Vanguard Energy ETF (VDE) has rallied >40% since end-2025, while Vanguard Utilities ETF (VPU) is up >7% YTD versus the S&P 500's ~7% pullback. VPU yields ~2.5% and has a 0.09% expense ratio; the bullish case is defensive demand plus S&P Global's forecasted AI data-center power needs rising from 61.8 GW to 134.4 GW by 2030 (>2x), which could drive utility capex and growth-like returns. Risk: the energy rally is largely tied to the Middle East conflict and may reverse, so consider VPU as a long-term defensive allocation rather than a short-term trade.

Analysis

The utility bid is structurally different this cycle: demand growth from AI data centers creates a multi‑year, lumpy capex cycle (transformers, HV lines, substations) with 2–5 year delivery timelines, so winners will be those that can secure long‑lead equipment and favorable PPA/PPG terms rather than pure merchant generators. Regulated rate‑base growth will be the cleanest way to monetize incremental demand, but the market will increasingly discriminate between investment‑grade balance sheets that can fund capex and names that must dilute equity or raise leverage.
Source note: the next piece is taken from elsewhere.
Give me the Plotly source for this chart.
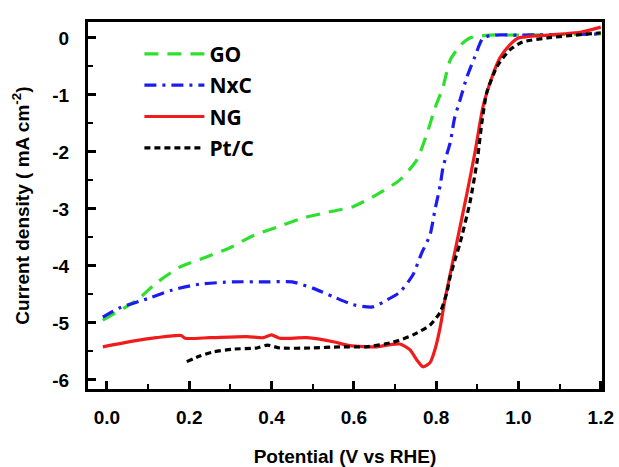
import plotly.graph_objects as go

# ---- data ----
go_x = [-0.01, 0.073, 0.12, 0.177, 0.243, 0.299, 0.355, 0.413, 0.476, 0.542, 0.598, 0.646,
        0.712, 0.753, 0.78, 0.797, 0.816, 0.834, 0.86, 0.882, 0.93, 1.0, 1.1, 1.2]
go_y = [-4.95, -4.60, -4.30, -4.02, -3.84, -3.68, -3.47, -3.32, -3.16, -3.05, -2.96, -2.79,
        -2.49, -2.14, -1.63, -1.23, -0.88, -0.39, -0.12, 0.0, 0.05, 0.05, 0.06, 0.07]

nxc_x = [-0.01, 0.03, 0.105, 0.16, 0.226, 0.306, 0.389, 0.45, 0.50, 0.55, 0.598, 0.646, 0.68,
         0.712, 0.744, 0.765, 0.785, 0.797, 0.81, 0.817, 0.834, 0.845, 0.858, 0.875, 0.894,
         0.914, 0.943, 1.0, 1.2]
nxc_y = [-4.9, -4.74, -4.56, -4.42, -4.32, -4.28, -4.28, -4.28, -4.39, -4.54, -4.68, -4.72, -4.6,
         -4.46, -4.15, -3.77, -3.46, -3.02, -2.58, -2.26, -1.84, -1.4, -1.09, -0.68, -0.33,
         0.0, 0.05, 0.05, 0.07]

ng_x = [-0.01, 0.063, 0.12, 0.18, 0.19, 0.25, 0.34, 0.38, 0.40, 0.42, 0.486, 0.55, 0.59, 0.656,
        0.69, 0.712, 0.736, 0.753, 0.768, 0.785, 0.797, 0.81, 0.821, 0.834, 0.853, 0.875, 0.894,
        0.914, 0.936, 0.955, 0.979, 1.0, 1.07, 1.15, 1.2]
ng_y = [-5.42, -5.32, -5.26, -5.22, -5.27, -5.26, -5.24, -5.26, -5.21, -5.27, -5.26, -5.33, -5.40,
        -5.42, -5.38, -5.37, -5.47, -5.65, -5.77, -5.70, -5.47, -5.07, -4.6, -4.15, -3.49, -2.72,
        -2.02, -1.2, -0.68, -0.35, -0.12, 0.0, 0.05, 0.1, 0.19]

ptc_x = [0.194, 0.226, 0.258, 0.306, 0.365, 0.39, 0.42, 0.5, 0.566, 0.63, 0.695, 0.744, 0.785,
         0.81, 0.826, 0.834, 0.846, 0.858, 0.882, 0.9, 0.911, 0.923, 0.948, 0.979, 1.01, 1.07, 1.2]
ptc_y = [-5.68, -5.58, -5.51, -5.46, -5.44, -5.39, -5.44, -5.44, -5.42, -5.42, -5.34, -5.21, -5.04,
         -4.81, -4.47, -4.19, -3.89, -3.6, -2.89, -2.14, -1.49, -0.96, -0.5, -0.21, -0.07, 0.0, 0.09]

x_tickvals = [0.0, 0.2, 0.4, 0.6, 0.8, 1.0, 1.2]
x_ticktext = ["0.0", "0.2", "0.4", "0.6", "0.8", "1.0", "1.2"]
y_tickvals = [0, -1, -2, -3, -4, -5, -6]
y_ticktext = ["0", "-1", "-2", "-3", "-4", "-5", "-6"]

x_title = "Potential (V vs RHE)"
y_title = "Current density ( mA cm<sup>-2</sup>)"

series = [
    ("GO", go_x, go_y, "#2ee02e", "14px,9px"),
    ("NxC", nxc_x, nxc_y, "#1c1cf0", "12px,6px,3px,6px"),
    ("NG", ng_x, ng_y, "#f01c1c", "solid"),
    ("Pt/C", ptc_x, ptc_y, "#000000", "6px,4px"),
]

fig = go.Figure()
for i, (name, xs, ys, col, dash) in enumerate(series):
    fig.add_trace(go.Scatter(
        x=xs, y=ys, mode="lines", name=name, legendgroup=f"g{i}",
        line=dict(color=col, width=3.2, dash=dash, shape="spline", smoothing=0.6),
    ))

axis_font = dict(family="Liberation Sans, Arial, sans-serif", size=19, color="black", weight="bold")

fig.update_layout(
    width=619, height=467,
    margin=dict(l=88, r=17, t=22, b=78),
    paper_bgcolor="white", plot_bgcolor="white",
    showlegend=True,
    legend=dict(
        x=0.1, y=0.968, xanchor="left", yanchor="top",
        bgcolor="rgba(0,0,0,0)", borderwidth=0,
        font=dict(family="Open Sans, sans-serif", size=21, color="black", weight="bold"),
        traceorder="grouped", tracegroupgap=1, itemwidth=60,
    ),
    xaxis=dict(
        range=[-0.046, 1.203], tickvals=x_tickvals, ticktext=x_ticktext,
        ticks="inside", ticklen=8, tickwidth=2.5, tickcolor="black",
        minor=dict(ticks="inside", ticklen=5, tickwidth=2, dtick=0.1, tick0=0, tickcolor="black"),
        showline=True, linewidth=3, linecolor="black", mirror=True, automargin=False,
        showgrid=False, zeroline=False, tickfont=axis_font, ticklabelstandoff=9,
        title=dict(text=x_title, font=axis_font, standoff=30),
    ),
    yaxis=dict(
        range=[-6.16, 0.28], tickvals=y_tickvals, ticktext=y_ticktext,
        ticks="inside", ticklen=8, tickwidth=2.5, tickcolor="black",
        minor=dict(ticks="inside", ticklen=5, tickwidth=2, dtick=0.5, tick0=0, tickcolor="black"),
        showline=True, linewidth=3, linecolor="black", mirror=True, automargin=False,
        showgrid=False, zeroline=False, tickfont=axis_font, ticklabelstandoff=12,
    ),
    annotations=[dict(
        text=y_title, textangle=-90, font=axis_font, showarrow=False,
        xref="paper", yref="paper", x=-0.132, y=0.5, xanchor="center", yanchor="middle",
    )],
)

fig.write_html("out.html")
Second‑order winners include transmission equipment OEMs and EPC contractors (supply chain chokepoints that can create 15–25% installation delays and margin upside for owners who lock supply early) and utilities with embedded O&M digitalization to manage higher intra‑day load swings. Conversely, hyperscalers that secure behind‑the‑meter generation or build dedicated private wires will cap the upside for local distribution utilities; large corporate PPAs could keep wholesale prices depressed in some regions. Timing and reversibility matter: defensive utility flows can reverse inside weeks if equities rebound or if 10‑year yields compress materially; the infrastructure upside plays out over years as permitting and interconnection queues clear. Key near‑term catalysts to monitor are (1) major utility bond issuance/credit spreads, (2) permitting/interconnection approvals for hyperscaler projects, and (3) quarterly retail flow patterns into defensive ETFs — any one can flip relative performance quickly.